Cardini doesn't quite say it, so I will: in this film the Catholics are cast in the role nowadays given to Muslims. As representatives of something foreign, threatening and historically retrogressive, seeking to subvert a free and Protestant England, to "destroy our way of life". A threat on the horizon, but also over here, organised in small treasonous cells. Elizabeth's spymaster Walsingham urges a policy of zero tolerance; Elizabeth herself stresses her attachment to justice even while offing her cousin's head.

This, of course, fits in well with the traditional English narrative. But history is far more complex and subtle. In the sixteenth century, Spain was a transatlantic superpower, dominating the seas and drawing in vast wealth from its American dependencies. And what was England? For all the talk of a golden age, the reality was of a poor and struggling kingdom whose very survival depended on manipulating the balance of power and, where possible, by-passing the Spanish-dominated trade routes.
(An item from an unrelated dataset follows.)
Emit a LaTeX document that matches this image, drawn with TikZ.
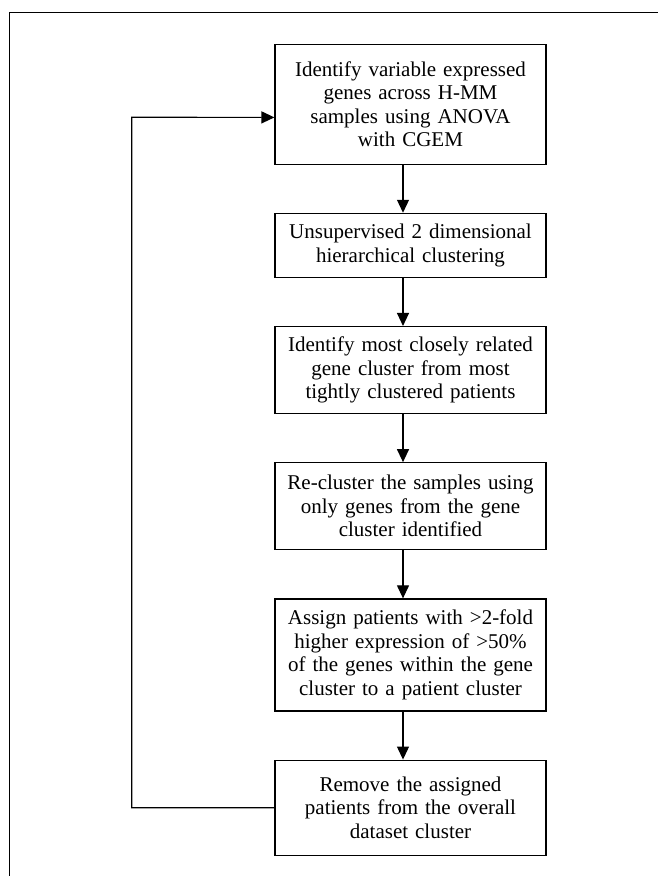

Hence the contacts, which Cardini presumably deplored, with the Islamic Ottoman and Mughal empires, and with Russia, which most of Europe would have regarded as a desert of rude and barbarous heretics. And where forced to share space with the Spaniards, Elizabethans lived where possible by piracy.

Viewed from Rome or Madrid, the Virgin Queen was a usurper, a mercenary, a despot and a terrorist. England was a rogue state, the bastion of an alien and dangerous religion. Elizabeth was denounced in Papal bulls, rather than UN resolutions, but the principle was surely the same. Supporters of regime change, internal critics, were identified; a possible puppet ruler, Mary Queen of Scots, was set up in the hope of fomenting a spontaneous uprising; and when that failed a huge task-force was assembled, a "coalition of the willing" drawn mainly from Spain, with a few co-opted client states making up the numbers.

Shekhar Kapur has vehemently denied that his film is anti-Catholic. "It is anti extreme forms of religion," he said. "It's anti any interpretation of the word of God, which can be singular." That sounds like Catholicism to me; in any case, it's hardly cheerleading for the Ratzinger doctrine. Blanchett's Elizabeth mouths liberal pro-democracy platitudes that George Bush would be proud of, but in the sixteenth century's war on terror she was cast in the role of Osama.